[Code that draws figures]
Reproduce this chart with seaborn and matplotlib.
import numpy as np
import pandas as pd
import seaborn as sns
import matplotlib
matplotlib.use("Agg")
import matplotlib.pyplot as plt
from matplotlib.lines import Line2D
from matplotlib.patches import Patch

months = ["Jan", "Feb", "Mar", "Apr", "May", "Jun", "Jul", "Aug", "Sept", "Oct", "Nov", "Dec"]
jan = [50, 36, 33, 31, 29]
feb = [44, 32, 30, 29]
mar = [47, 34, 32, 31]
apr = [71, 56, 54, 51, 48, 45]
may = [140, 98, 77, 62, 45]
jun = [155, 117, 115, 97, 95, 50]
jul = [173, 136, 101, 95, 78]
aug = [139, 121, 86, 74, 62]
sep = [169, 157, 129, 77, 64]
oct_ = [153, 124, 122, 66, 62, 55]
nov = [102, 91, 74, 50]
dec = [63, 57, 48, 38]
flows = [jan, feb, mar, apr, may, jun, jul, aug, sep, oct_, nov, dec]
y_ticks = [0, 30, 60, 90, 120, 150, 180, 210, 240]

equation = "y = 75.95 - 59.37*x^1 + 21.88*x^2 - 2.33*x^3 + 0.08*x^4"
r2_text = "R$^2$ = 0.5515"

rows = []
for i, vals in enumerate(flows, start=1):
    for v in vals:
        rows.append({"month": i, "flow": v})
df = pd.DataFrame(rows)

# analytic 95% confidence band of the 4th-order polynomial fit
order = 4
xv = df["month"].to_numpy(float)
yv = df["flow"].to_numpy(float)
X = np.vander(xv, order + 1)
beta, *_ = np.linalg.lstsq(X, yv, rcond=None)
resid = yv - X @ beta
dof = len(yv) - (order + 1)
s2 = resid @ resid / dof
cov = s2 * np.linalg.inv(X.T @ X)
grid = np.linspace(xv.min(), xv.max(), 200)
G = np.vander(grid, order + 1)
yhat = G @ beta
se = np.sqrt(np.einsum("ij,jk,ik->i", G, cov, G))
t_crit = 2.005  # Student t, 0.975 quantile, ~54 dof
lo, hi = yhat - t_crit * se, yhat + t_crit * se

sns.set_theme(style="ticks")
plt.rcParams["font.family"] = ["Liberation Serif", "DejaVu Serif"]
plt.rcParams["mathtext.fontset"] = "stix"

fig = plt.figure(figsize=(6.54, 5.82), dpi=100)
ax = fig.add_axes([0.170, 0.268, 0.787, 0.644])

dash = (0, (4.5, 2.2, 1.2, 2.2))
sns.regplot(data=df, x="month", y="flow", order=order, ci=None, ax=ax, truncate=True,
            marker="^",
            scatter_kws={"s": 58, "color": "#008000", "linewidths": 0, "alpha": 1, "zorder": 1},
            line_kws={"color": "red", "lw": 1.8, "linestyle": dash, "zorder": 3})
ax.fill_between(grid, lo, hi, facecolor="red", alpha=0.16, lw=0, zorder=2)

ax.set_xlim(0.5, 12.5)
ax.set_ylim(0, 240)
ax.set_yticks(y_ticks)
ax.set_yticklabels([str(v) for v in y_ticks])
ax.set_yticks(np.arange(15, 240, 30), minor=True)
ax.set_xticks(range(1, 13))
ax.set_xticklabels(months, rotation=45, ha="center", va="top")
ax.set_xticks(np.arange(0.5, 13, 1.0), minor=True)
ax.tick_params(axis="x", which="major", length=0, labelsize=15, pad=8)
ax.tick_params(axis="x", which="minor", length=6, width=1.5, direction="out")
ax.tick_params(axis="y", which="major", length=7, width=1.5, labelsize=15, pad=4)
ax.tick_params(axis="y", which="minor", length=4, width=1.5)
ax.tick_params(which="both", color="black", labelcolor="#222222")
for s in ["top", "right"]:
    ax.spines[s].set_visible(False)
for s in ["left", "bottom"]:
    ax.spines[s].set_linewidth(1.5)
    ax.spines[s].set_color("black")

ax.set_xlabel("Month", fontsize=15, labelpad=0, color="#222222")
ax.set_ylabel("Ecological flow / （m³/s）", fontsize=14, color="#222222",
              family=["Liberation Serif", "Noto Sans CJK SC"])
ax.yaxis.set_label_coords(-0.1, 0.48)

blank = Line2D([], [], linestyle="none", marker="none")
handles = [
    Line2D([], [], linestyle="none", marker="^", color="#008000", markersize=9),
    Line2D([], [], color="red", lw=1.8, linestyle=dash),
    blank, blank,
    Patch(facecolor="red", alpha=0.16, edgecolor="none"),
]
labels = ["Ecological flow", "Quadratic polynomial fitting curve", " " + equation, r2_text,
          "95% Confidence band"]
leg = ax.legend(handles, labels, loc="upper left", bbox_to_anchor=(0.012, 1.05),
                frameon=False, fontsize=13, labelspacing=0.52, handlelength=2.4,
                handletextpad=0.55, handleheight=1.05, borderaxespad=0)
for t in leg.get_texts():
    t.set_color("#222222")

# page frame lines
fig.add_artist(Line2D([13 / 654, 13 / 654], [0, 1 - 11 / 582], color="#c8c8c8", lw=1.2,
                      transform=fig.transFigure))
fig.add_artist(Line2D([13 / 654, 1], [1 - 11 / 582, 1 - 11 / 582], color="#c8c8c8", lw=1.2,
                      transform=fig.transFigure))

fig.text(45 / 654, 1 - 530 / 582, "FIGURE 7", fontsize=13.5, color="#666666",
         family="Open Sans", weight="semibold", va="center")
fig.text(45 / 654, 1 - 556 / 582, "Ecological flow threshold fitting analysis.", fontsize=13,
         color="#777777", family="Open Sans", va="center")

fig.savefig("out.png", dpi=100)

* * *

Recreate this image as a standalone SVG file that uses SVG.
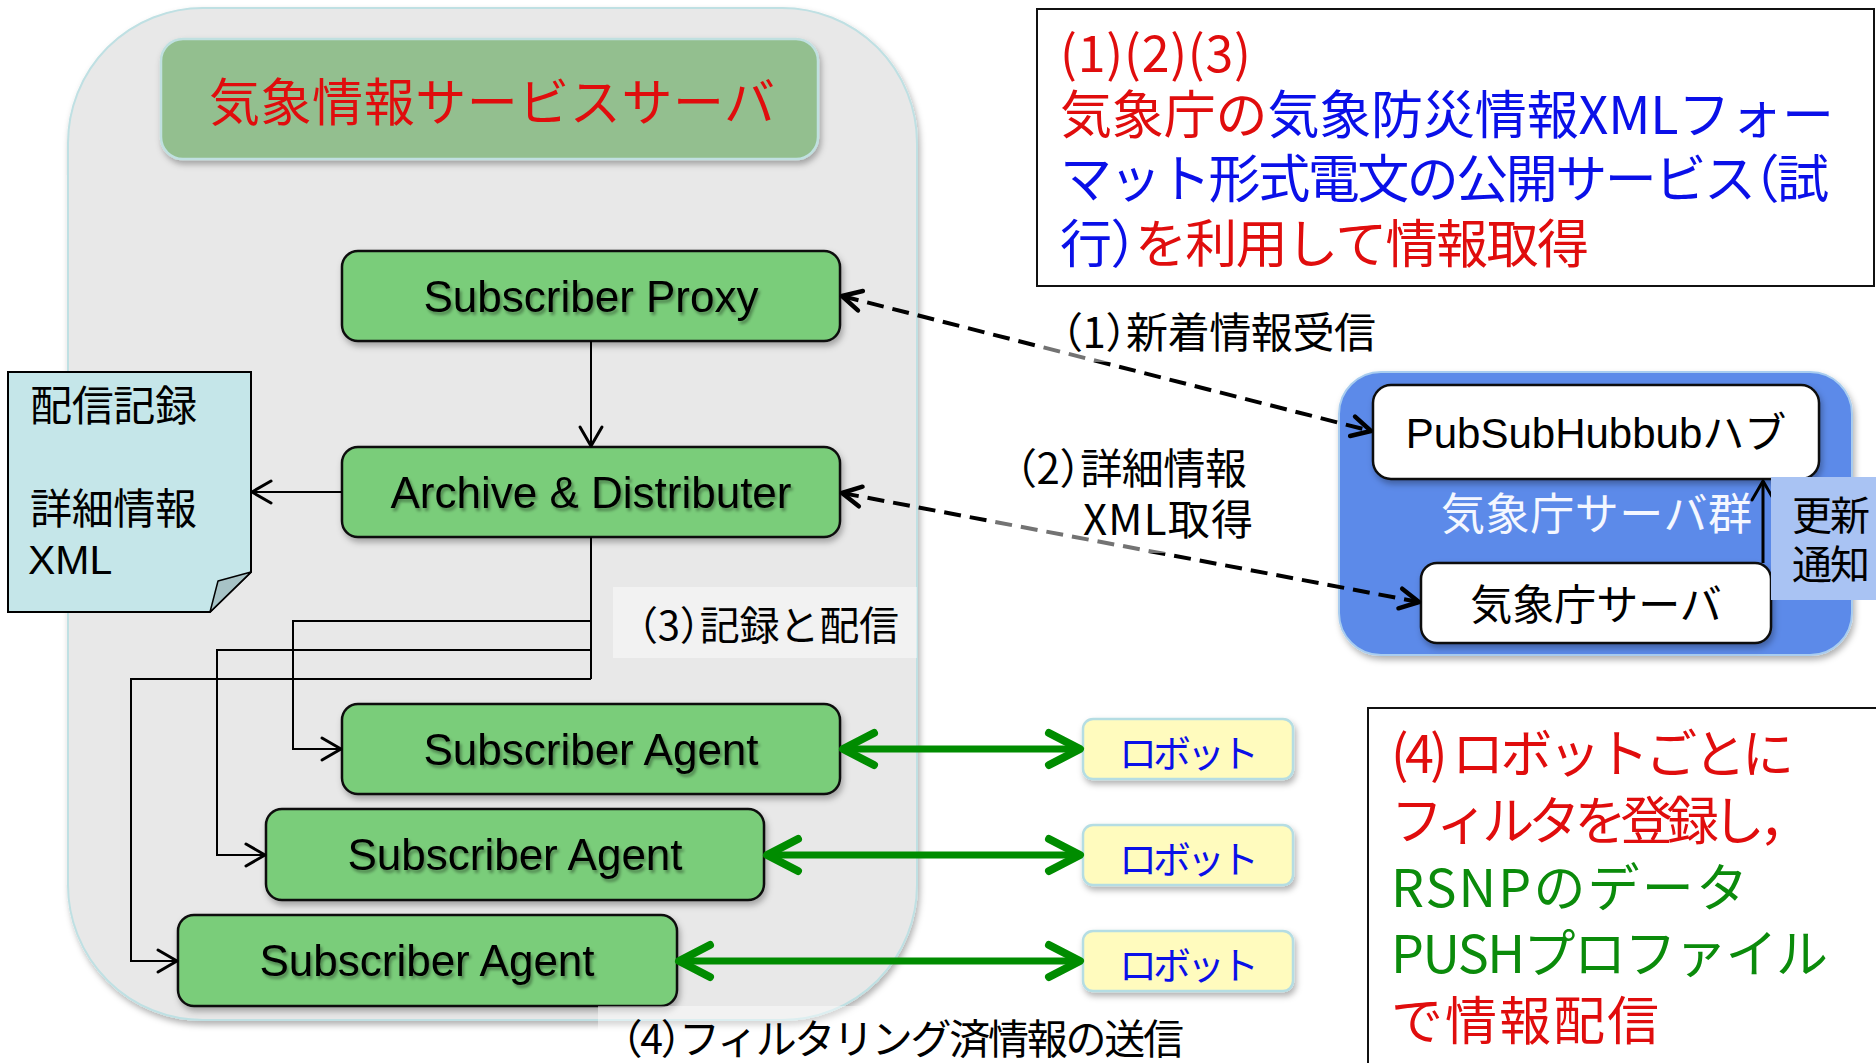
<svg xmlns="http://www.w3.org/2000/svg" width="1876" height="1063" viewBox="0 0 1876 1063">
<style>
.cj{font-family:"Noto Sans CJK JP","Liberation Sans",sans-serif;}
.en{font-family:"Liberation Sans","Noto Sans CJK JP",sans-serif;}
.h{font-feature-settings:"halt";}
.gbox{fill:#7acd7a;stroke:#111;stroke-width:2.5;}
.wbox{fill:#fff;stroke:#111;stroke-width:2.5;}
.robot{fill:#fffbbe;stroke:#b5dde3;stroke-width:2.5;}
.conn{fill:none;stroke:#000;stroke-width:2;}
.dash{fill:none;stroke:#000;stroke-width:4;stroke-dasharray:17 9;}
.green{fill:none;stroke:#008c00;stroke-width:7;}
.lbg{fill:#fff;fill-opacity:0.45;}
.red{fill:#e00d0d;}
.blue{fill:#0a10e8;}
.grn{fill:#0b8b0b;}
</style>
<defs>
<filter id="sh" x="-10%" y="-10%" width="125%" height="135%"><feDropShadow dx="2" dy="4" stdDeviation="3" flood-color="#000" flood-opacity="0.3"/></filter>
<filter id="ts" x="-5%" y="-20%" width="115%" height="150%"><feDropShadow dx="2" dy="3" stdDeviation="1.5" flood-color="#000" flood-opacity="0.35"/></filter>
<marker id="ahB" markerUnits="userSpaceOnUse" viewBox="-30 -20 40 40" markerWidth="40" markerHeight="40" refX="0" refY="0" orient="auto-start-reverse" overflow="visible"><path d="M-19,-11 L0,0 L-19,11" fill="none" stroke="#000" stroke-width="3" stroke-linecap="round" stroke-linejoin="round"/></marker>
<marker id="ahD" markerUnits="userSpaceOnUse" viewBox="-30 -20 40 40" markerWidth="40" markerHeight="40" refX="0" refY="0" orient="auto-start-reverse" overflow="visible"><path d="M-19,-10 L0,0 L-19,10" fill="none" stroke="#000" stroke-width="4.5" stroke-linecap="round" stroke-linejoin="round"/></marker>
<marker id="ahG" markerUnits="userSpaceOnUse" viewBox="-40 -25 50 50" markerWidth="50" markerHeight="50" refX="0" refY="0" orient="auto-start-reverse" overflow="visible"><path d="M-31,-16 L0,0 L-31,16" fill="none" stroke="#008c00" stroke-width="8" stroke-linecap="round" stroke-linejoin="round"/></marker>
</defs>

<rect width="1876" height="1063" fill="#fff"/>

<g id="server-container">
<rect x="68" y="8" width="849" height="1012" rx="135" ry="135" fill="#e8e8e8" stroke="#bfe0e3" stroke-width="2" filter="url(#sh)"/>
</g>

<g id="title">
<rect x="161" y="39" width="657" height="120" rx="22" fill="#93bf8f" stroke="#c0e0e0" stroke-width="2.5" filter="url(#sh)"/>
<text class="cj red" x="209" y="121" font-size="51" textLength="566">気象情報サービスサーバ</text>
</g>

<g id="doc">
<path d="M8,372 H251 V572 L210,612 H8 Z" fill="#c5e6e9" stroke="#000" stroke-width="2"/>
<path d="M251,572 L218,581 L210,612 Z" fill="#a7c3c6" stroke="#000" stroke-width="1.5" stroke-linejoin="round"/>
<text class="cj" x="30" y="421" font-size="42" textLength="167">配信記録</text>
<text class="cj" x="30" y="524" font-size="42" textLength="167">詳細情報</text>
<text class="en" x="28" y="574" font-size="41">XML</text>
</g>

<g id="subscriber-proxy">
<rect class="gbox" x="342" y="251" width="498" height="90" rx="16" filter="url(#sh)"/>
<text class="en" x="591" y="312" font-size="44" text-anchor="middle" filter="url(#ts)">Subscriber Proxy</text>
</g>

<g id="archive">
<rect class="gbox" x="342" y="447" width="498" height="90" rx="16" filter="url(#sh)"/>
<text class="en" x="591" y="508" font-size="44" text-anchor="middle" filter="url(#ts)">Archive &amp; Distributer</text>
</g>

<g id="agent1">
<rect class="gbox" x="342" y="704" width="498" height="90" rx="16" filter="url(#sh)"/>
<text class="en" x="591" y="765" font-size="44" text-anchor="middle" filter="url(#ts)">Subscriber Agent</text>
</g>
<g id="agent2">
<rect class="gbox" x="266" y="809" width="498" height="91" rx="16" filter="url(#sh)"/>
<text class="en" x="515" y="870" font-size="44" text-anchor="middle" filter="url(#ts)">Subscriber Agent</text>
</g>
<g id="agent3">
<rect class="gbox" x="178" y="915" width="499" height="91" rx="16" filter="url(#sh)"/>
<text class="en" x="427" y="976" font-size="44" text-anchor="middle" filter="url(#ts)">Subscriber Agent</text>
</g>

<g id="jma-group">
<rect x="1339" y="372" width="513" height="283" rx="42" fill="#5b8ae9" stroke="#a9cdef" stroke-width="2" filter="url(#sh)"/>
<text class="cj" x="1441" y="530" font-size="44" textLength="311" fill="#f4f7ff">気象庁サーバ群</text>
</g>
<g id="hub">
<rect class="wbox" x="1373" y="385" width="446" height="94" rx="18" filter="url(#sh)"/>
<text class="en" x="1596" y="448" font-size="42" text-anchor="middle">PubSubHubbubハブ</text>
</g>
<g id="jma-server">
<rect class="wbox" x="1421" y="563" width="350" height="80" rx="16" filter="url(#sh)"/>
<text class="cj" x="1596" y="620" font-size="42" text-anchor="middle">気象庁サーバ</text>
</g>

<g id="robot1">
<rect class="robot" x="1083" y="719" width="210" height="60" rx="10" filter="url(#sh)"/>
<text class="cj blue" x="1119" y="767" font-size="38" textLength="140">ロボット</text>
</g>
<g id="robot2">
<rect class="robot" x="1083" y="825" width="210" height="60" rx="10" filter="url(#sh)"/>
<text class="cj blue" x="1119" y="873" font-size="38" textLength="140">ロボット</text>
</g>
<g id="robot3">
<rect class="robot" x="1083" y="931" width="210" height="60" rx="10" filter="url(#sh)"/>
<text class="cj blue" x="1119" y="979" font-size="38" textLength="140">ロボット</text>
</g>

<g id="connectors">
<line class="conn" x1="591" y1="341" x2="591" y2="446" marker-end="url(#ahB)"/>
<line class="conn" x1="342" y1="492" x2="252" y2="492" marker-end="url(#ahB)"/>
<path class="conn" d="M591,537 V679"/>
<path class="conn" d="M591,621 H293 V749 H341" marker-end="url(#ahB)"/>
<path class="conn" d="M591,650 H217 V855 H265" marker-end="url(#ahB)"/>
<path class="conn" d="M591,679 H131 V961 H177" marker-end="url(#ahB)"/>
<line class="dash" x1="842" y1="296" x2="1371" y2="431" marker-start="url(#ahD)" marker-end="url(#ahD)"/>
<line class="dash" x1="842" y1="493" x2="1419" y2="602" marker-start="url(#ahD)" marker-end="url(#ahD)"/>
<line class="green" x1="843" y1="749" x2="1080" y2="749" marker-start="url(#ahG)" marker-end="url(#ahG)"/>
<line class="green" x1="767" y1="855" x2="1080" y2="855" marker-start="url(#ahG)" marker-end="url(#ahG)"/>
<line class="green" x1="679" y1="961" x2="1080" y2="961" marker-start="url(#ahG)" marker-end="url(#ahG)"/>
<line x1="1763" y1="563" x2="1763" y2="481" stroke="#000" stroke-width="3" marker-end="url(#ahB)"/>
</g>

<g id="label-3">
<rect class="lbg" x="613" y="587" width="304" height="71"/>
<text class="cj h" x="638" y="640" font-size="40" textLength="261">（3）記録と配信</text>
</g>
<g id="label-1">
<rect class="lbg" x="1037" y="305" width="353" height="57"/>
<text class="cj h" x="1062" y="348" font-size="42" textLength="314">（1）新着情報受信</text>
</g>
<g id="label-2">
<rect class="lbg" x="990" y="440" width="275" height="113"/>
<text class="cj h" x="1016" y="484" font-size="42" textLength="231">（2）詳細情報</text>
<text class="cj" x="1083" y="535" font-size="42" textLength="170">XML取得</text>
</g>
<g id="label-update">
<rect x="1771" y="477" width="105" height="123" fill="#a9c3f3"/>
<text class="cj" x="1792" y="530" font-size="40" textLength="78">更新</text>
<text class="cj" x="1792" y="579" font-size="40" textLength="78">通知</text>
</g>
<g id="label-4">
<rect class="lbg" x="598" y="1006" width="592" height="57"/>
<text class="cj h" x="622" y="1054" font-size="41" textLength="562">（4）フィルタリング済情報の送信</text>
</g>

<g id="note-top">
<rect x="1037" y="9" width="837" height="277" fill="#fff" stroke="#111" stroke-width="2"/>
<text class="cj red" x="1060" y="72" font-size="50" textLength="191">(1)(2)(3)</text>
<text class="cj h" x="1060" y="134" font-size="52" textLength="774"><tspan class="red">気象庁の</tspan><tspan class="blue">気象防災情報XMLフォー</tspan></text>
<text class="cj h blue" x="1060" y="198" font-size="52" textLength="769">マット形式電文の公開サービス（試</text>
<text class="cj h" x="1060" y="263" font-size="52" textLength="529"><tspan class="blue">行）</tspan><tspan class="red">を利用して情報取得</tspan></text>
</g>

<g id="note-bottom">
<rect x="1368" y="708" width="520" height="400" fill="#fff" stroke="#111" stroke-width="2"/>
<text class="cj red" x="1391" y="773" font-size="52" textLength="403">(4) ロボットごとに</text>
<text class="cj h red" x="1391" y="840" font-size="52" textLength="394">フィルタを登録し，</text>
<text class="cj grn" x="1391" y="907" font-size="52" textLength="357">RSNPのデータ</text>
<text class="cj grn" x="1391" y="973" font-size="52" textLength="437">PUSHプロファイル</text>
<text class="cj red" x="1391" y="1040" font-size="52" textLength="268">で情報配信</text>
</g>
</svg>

--

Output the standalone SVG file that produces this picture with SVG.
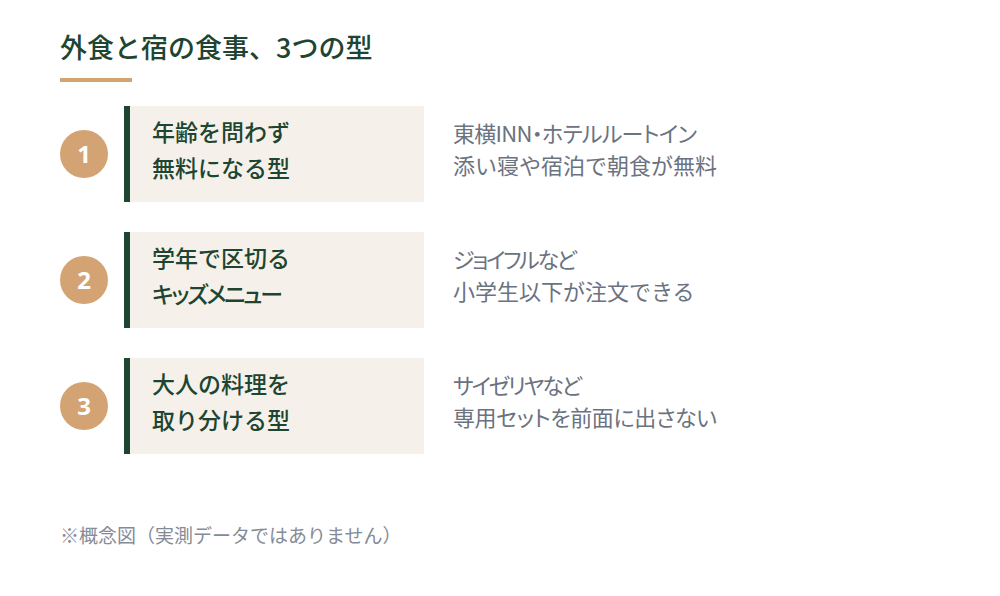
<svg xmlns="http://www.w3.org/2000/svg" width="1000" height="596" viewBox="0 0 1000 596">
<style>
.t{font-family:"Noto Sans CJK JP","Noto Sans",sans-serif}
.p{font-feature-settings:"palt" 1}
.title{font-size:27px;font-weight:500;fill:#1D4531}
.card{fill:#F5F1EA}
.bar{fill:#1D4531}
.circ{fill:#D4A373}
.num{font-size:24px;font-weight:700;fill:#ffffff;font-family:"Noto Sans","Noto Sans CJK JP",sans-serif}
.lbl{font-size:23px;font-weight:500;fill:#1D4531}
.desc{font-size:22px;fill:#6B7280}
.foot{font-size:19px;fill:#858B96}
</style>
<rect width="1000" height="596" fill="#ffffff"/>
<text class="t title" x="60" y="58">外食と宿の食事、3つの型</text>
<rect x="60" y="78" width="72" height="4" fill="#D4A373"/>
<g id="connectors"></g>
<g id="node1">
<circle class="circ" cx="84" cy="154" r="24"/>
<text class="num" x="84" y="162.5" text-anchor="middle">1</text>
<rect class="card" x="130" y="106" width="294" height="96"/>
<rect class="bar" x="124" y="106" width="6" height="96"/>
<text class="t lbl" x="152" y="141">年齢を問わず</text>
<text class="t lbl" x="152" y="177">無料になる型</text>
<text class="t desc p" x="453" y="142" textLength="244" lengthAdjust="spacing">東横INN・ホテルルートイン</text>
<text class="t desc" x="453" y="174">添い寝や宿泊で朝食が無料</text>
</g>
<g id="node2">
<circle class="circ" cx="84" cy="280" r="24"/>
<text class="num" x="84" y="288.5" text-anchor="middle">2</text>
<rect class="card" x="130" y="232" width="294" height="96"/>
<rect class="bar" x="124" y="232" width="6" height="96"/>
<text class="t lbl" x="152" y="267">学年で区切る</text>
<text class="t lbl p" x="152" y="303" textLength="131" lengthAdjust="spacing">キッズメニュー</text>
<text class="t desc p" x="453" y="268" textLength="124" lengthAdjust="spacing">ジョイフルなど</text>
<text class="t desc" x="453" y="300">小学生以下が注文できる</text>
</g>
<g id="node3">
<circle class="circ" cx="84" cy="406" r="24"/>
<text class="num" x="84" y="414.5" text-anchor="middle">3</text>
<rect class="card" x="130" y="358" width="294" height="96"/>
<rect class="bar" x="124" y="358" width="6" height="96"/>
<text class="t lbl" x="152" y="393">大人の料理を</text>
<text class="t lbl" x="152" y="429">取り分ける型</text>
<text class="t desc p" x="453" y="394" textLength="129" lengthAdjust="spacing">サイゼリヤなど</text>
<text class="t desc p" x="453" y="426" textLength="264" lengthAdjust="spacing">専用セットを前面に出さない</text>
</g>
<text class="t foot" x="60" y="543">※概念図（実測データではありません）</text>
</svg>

[THE EXERCISE]
Of all the entries above, repeat only the lines from the line that has "Reproduce this chart" to the line that has "ax = fig.add_axes([0.170, 0.268, 0.787, 0.644])", both lines included, exactly.

[WRITTEN REPLY]
Reproduce this chart with seaborn and matplotlib.
import numpy as np
import pandas as pd
import seaborn as sns
import matplotlib
matplotlib.use("Agg")
import matplotlib.pyplot as plt
from matplotlib.lines import Line2D
from matplotlib.patches import Patch

months = ["Jan", "Feb", "Mar", "Apr", "May", "Jun", "Jul", "Aug", "Sept", "Oct", "Nov", "Dec"]
jan = [50, 36, 33, 31, 29]
feb = [44, 32, 30, 29]
mar = [47, 34, 32, 31]
apr = [71, 56, 54, 51, 48, 45]
may = [140, 98, 77, 62, 45]
jun = [155, 117, 115, 97, 95, 50]
jul = [173, 136, 101, 95, 78]
aug = [139, 121, 86, 74, 62]
sep = [169, 157, 129, 77, 64]
oct_ = [153, 124, 122, 66, 62, 55]
nov = [102, 91, 74, 50]
dec = [63, 57, 48, 38]
flows = [jan, feb, mar, apr, may, jun, jul, aug, sep, oct_, nov, dec]
y_ticks = [0, 30, 60, 90, 120, 150, 180, 210, 240]

equation = "y = 75.95 - 59.37*x^1 + 21.88*x^2 - 2.33*x^3 + 0.08*x^4"
r2_text = "R$^2$ = 0.5515"

rows = []
for i, vals in enumerate(flows, start=1):
    for v in vals:
        rows.append({"month": i, "flow": v})
df = pd.DataFrame(rows)

# analytic 95% confidence band of the 4th-order polynomial fit
order = 4
xv = df["month"].to_numpy(float)
yv = df["flow"].to_numpy(float)
X = np.vander(xv, order + 1)
beta, *_ = np.linalg.lstsq(X, yv, rcond=None)
resid = yv - X @ beta
dof = len(yv) - (order + 1)
s2 = resid @ resid / dof
cov = s2 * np.linalg.inv(X.T @ X)
grid = np.linspace(xv.min(), xv.max(), 200)
G = np.vander(grid, order + 1)
yhat = G @ beta
se = np.sqrt(np.einsum("ij,jk,ik->i", G, cov, G))
t_crit = 2.005  # Student t, 0.975 quantile, ~54 dof
lo, hi = yhat - t_crit * se, yhat + t_crit * se

sns.set_theme(style="ticks")
plt.rcParams["font.family"] = ["Liberation Serif", "DejaVu Serif"]
plt.rcParams["mathtext.fontset"] = "stix"

fig = plt.figure(figsize=(6.54, 5.82), dpi=100)
ax = fig.add_axes([0.170, 0.268, 0.787, 0.644])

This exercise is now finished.